On Tuesday, the day after Mary Brown was fired as assistant superintendent, the Greenwood School Board met for a regularly scheduled meeting.
Some mention or board action on the termination might’ve been expected.
If it came up, though, this reporter certainly missed it.
In fact, even though a number of votes were taken during the brief meeting, it’s tough to say what, exactly, the board acted on at all.
As has become standard practice for the Greenwood School Board, the board members flipped through thick printed packets, with Superintendent Montrell Greene pointing them to particular pages before taking a vote.
What exactly was passed was never noted. Even the general outlines of the topic at hand — personnel decisions? changes to board policy? purchase agreements? — were tough to decipher. The board’s printed agenda usually provides a vague map but few concrete clues about what’s actually under discussion.
Discussions and debates occasionally break out at board meetings, but far more often, written proposals are quietly voted on. Even when items come up for brief discussion, board members usually speak cryptically, giving minimal indication of what it is they’re actually looking at.

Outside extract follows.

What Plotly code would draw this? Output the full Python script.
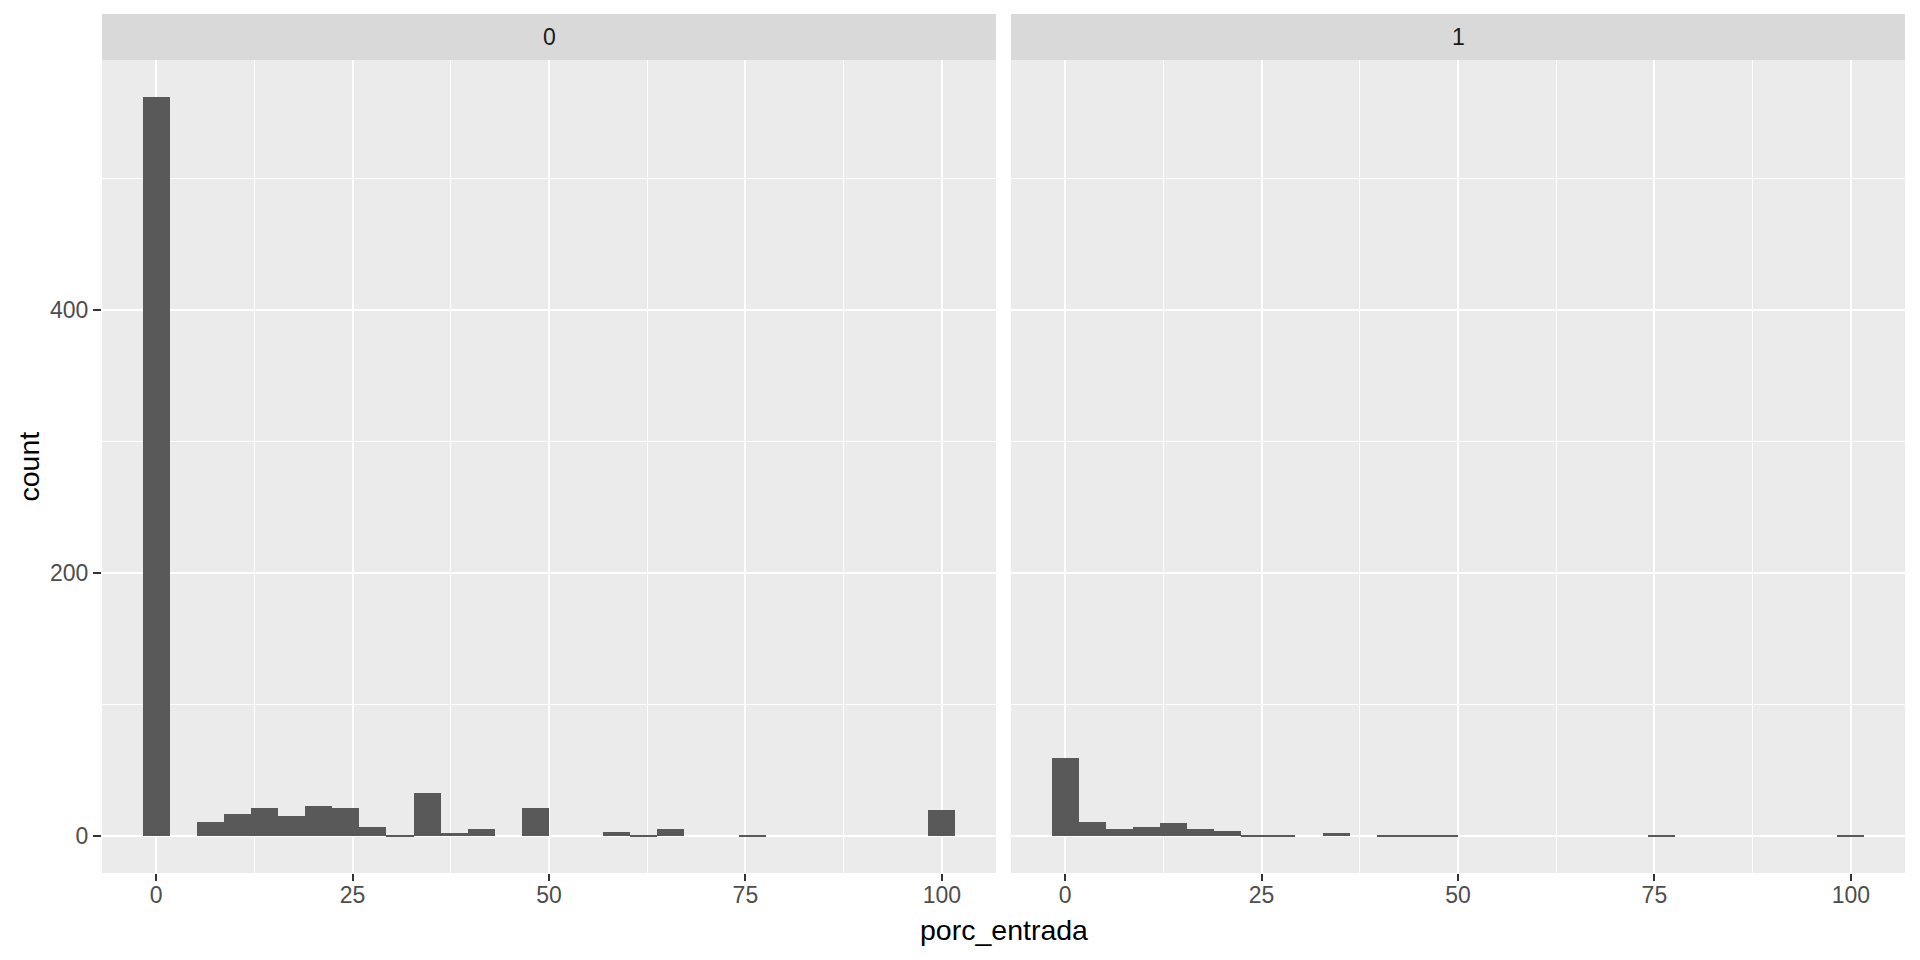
import plotly.graph_objects as go

# ---- data ----
facet_labels = ["0", "1"]
n_bins = 30
x_min, x_max = 0, 100
counts_0 = [562, 0, 11, 17, 21, 15, 23, 21, 7, 1, 33, 2, 5, 0, 21,
            0, 0, 3, 1, 5, 0, 0, 1, 0, 0, 0, 0, 0, 0, 20]
counts_1 = [59, 11, 5, 7, 10, 5, 4, 1, 1, 0, 2, 0, 1, 1, 1,
            0, 0, 0, 0, 0, 0, 0, 1, 0, 0, 0, 0, 0, 0, 1]
x_ticks = [0, 25, 50, 75, 100]
y_ticks = [0, 200, 400]
x_title = "porc_entrada"
y_title = "count"

# ---- ggplot-style binning (bins=30, centred on range ends) ----
binwidth = (x_max - x_min) / (n_bins - 1)
centers = [x_min + i * binwidth for i in range(n_bins)]
lo, hi = x_min - binwidth / 2, x_max + binwidth / 2
pad = (hi - lo) * 0.05
xr = [lo - pad, hi + pad]
ymax = max(max(counts_0), max(counts_1))
yr = [-0.05 * ymax, ymax * 1.05]

W, H = 1920, 960
ml, mr, mt, mb = 102, 15, 14, 87
pw = W - ml - mr
ph = H - mt - mb
strip_h = 46
panel_top = 1 - strip_h / ph
gap = 15
d0 = [0, (pw - gap) / 2 / pw]
d1 = [1 - (pw - gap) / 2 / pw, 1]

fig = go.Figure()
for i, cnt in enumerate([counts_0, counts_1]):
    fig.add_trace(go.Bar(
        x=centers, y=cnt, width=binwidth,
        marker=dict(color="#595959", line=dict(width=0)),
        xaxis="x" if i == 0 else "x2", yaxis="y" if i == 0 else "y2",
        showlegend=False, hoverinfo="x+y",
    ))

font_main = "Liberation Sans, Arial, sans-serif"
axis_common = dict(
    showline=False, zeroline=False, showgrid=True, gridcolor="white",
    gridwidth=2.2, ticks="outside", ticklen=7, tickwidth=2,
    tickcolor="#333333", tickfont=dict(family=font_main, size=23, color="#4D4D4D"),
)
xa = dict(axis_common, range=xr, tickmode="array", tickvals=x_ticks,
          ticklabelstandoff=-6,
          minor=dict(tickmode="array", tickvals=[12.5, 37.5, 62.5, 87.5],
                     showgrid=True, gridcolor="white", gridwidth=1.1, ticks=""))
ya = dict(axis_common, range=yr, tickmode="array", tickvals=y_ticks, ticklen=8,
          minor=dict(tickmode="array", tickvals=[100, 300, 500],
                     showgrid=True, gridcolor="white", gridwidth=1.1, ticks=""))

fig.update_layout(
    width=W, height=H,
    margin=dict(l=ml, r=mr, t=mt, b=mb, pad=0),
    paper_bgcolor="white", plot_bgcolor="#EBEBEB",
    bargap=0,
    xaxis=dict(xa, domain=d0, anchor="y"),
    xaxis2=dict(xa, domain=d1, anchor="y2"),
    yaxis=dict(ya, domain=[0, panel_top], anchor="x"),
    yaxis2=dict(ya, domain=[0, panel_top], anchor="x2", showticklabels=False, ticks=""),
    font=dict(family=font_main),
)

# strips
shapes = []
annotations = []
for lab, d in zip(facet_labels, [d0, d1]):
    shapes.append(dict(type="rect", xref="paper", yref="paper",
                       x0=d[0], x1=d[1], y0=panel_top, y1=1,
                       fillcolor="#D9D9D9", line=dict(width=0), layer="below"))
    annotations.append(dict(text=lab, xref="paper", yref="paper",
                            x=(d[0] + d[1]) / 2, y=(panel_top + 1) / 2,
                            xanchor="center", yanchor="middle", showarrow=False,
                            font=dict(family=font_main, size=23, color="#1A1A1A")))

annotations.append(dict(text=x_title, xref="paper", yref="paper", x=0.5, y=0,
                        yshift=-57, xanchor="center", yanchor="middle", showarrow=False,
                        font=dict(family=font_main, size=28.5, color="black")))
annotations.append(dict(text=y_title, xref="paper", yref="paper", x=0,
                        y=panel_top / 2, xshift=-74, textangle=-90,
                        xanchor="center", yanchor="middle", showarrow=False,
                        font=dict(family=font_main, size=28.5, color="black")))
fig.update_layout(shapes=shapes, annotations=annotations)

fig.write_html("out.html", config={"displayModeBar": False},
               post_script="document.body.style.margin='0';")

A public records request can usually turn up the documents — and the details — that were voted on, but public bodies have up to seven business days to respond to any request, meaning the district can wait until nearly its next board meeting before turning over any records.
Voting on written proposals without any open discussion is likely legal under Mississippi’s Opening Meetings Law.
Even if this practice stays true to the letter of the law, though, it certainly runs afoul of its spirit.
Outside of certain exemptions for discussions of sensitive issues, such as ongoing legal matters or the personal details of individual employees, public bodies are required to hold their meetings out in the open and make their decisions in public view.
By staying mum on the topics up for a vote — even when the “yays” and the “nays” are voiced publicly — the board leaves the public in the dark about just what the district is up to.
The Greenwood School Board is hardly the only public body that tries its best to skirt around the law, and it isn’t the worst. Plenty of other government bodies across the state have earned reputations for holding unannounced meetings or conducting votes in unjustified closed meetings.
Closer to home, the Leflore County School District’s board was cited by the state Department of Education for holding too many unnecessary specially called meetings and too many unexplained executive sessions before the district was taken over by the state last October.
Still, the opacity of the Greenwood district’s meetings is problematic, not least because the air of secrecy leads to suspicions — justified or not — of shenanigans and shady dealings.
It’s understandable that the Greenwood school board members and district administrators might not want to air out all their discussions and decisions in public — especially given the sensitivity of some of the board’s decisions and the board’s vocal critics in the community.
Still, even if all the board’s actions are aboveboard and made with the best of intentions, the district owes local taxpayers, parents, students and district employees a greater degree of openness and candor.
Transparency — and, occasionally, controversy — may create some headaches for district administrators and board members. Those, though, are the costs of working in the public sphere.
The public has a right to keep close tabs on what’s going on in its public schools. The district should do a better job of pulling back the curtain.